## Task description
Copy exactly, and only, the lines below from the first through the one containing "import seaborn as sns", both included; pictures are omitted.

## Information supplied
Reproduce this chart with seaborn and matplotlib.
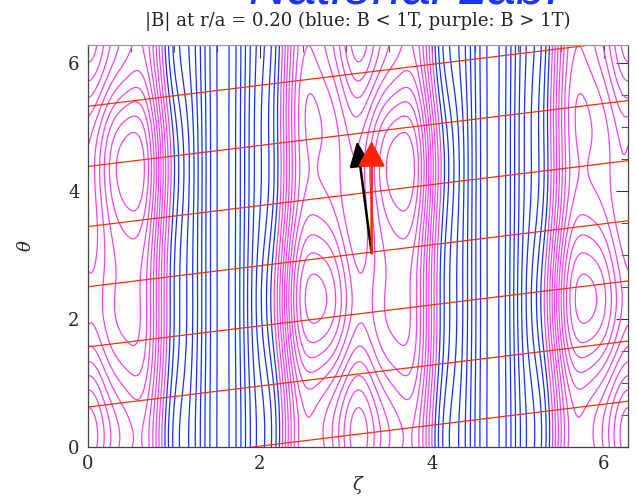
import numpy as np
import pandas as pd
import matplotlib
matplotlib.use("Agg")
import matplotlib.pyplot as plt
from matplotlib.ticker import MultipleLocator
import seaborn as sns

# ---------------- data ----------------
# |B| profile along zeta (half field period, symmetric), in contour steps relative to 1T
profile_zeta = [0.0, 0.1, 0.2, 0.3, 0.4, 0.5, 0.6, 0.7, 0.8, 0.9,
                1.0, 1.1, 1.2, 1.3, 1.4, 1.5, 1.571]
profile_steps = [4.0, 4.6, 5.8, 7.0, 7.8, 8.0, 7.8, 6.8, 3.9, 0.2,
                 -1.8, -3.4, -5.0, -6.6, -8.4, -10.1, -10.3]
level_step = 0.02
# poloidal modulation modes: amp * cos(m*theta - n*zeta + phase), amp in steps
mode_m = [1, 1, 1, 2, 2, 2]
mode_n = [0, 2, -2, 0, 2, -2]
mode_amp = [2.5, 1.0, -1.0, 1.2, -0.6, 0.6]
mode_phase = [-3.14, -3.14, -3.14, -3.7, -3.7, -3.7]

blue_levels = [0.80, 0.82, 0.84, 0.86, 0.88, 0.90, 0.92, 0.94, 0.96, 0.98]
purple_levels = [1.00, 1.02, 1.04, 1.06, 1.08, 1.10, 1.12, 1.14, 1.16, 1.18,
                 1.20, 1.22, 1.24, 1.26, 1.28, 1.30, 1.32, 1.34, 1.36]

# field-line traces (theta at zeta = 0, and slope d theta / d zeta)
fieldline_offsets = [-0.315, 0.625, 1.565, 2.505, 3.445, 4.385, 5.325]
fieldline_slope = 0.164

# arrows: common base, black tip, red tip (zeta, theta)
arrow_base = (3.30, 3.03)
black_tip = (3.13, 4.78)
red_tip = (3.30, 4.78)

title = "|B| at r/a = 0.20 (blue: B < 1T, purple: B > 1T)"
x_ticks = [0, 2, 4, 6]
y_ticks = [0, 2, 4, 6]

# ---------------- build the field ----------------
harm = np.arange(0, 9)
Zk = np.array(profile_zeta)
A = np.cos(2 * np.outer(Zk, harm))
coef, *_ = np.linalg.lstsq(A, np.array(profile_steps), rcond=None)

zeta = np.linspace(0, 2 * np.pi, 600)
theta = np.linspace(0, 2 * np.pi, 600)
ZZ, TT = np.meshgrid(zeta, theta)
base = sum(c * np.cos(2 * k * ZZ) for k, c in zip(harm, coef))
env = 0.5 * (1 + np.cos(2 * ZZ))
mod = sum(a * np.cos(m * TT - n * ZZ + p)
          for m, n, a, p in zip(mode_m, mode_n, mode_amp, mode_phase))
B = 1.0 + level_step * (base + env * mod)

# ---------------- plot ----------------
sns.set_theme(style="white")
plt.rcParams["font.family"] = ["DejaVu Serif"]
plt.rcParams["mathtext.fontset"] = "dejavuserif"

fig = plt.figure(figsize=(6.37, 4.96), dpi=100)
ax = fig.add_axes([88 / 637, 49 / 496, 540 / 637, 402 / 496])

ax.contour(ZZ, TT, B, levels=blue_levels, colors="#1530ff", linewidths=0.9)
ax.contour(ZZ, TT, B, levels=purple_levels, colors="#f044f0", linewidths=0.9)

rows = []
for i, off in enumerate(fieldline_offsets):
    for z in (0.0, 2 * np.pi):
        rows.append({"zeta": z, "theta": off + fieldline_slope * z, "line": i})
df = pd.DataFrame(rows)
sns.lineplot(data=df, x="zeta", y="theta", units="line", estimator=None,
             color="#ff3000", linewidth=0.9, ax=ax, legend=False)

ax.annotate("", xy=black_tip, xytext=arrow_base,
            arrowprops=dict(arrowstyle="-|>,head_length=1.3,head_width=0.55",
                            color="black", lw=1.8, shrinkA=0, shrinkB=0))
ax.annotate("", xy=red_tip, xytext=arrow_base,
            arrowprops=dict(arrowstyle="-|>,head_length=1.3,head_width=0.7",
                            color="#ff2200", lw=1.8, shrinkA=0, shrinkB=0))

ax.set_xlim(0, 2 * np.pi)
ax.set_ylim(0, 2 * np.pi)
ax.set_xticks(x_ticks)
ax.set_yticks(y_ticks)
ax.xaxis.set_minor_locator(MultipleLocator(0.5))
ax.yaxis.set_minor_locator(MultipleLocator(0.5))
ax.tick_params(which="major", direction="in", length=9, width=0.8, color="#333333",
               top=True, right=True, labelsize=13, pad=6)
ax.tick_params(which="minor", direction="in", length=5, width=0.8, color="#555555",
               top=True, right=True)
for s in ax.spines.values():
    s.set_color("#444444")
    s.set_linewidth(0.9)
ax.spines["top"].set_color("#999999")

ax.set_title(title, fontsize=13, color="#222222", pad=14)
ax.set_xlabel(r"$\zeta$", fontsize=13)
ax.set_ylabel(r"$\theta$", fontsize=13)
ax.xaxis.label.set_va("center")
ax.xaxis.set_label_coords(0.5, -0.095)
ax.yaxis.set_label_coords(-0.098, 0.5)

fig.text(405 / 637, 1 - 4 / 496, "National Lab.", color="#1a35f5", fontsize=38,
         style="italic", family=["Liberation Sans"], ha="center", va="baseline")

fig.savefig("out.png", dpi=100)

## Output for this task
Reproduce this chart with seaborn and matplotlib.
import numpy as np
import pandas as pd
import matplotlib
matplotlib.use("Agg")
import matplotlib.pyplot as plt
from matplotlib.ticker import MultipleLocator
import seaborn as sns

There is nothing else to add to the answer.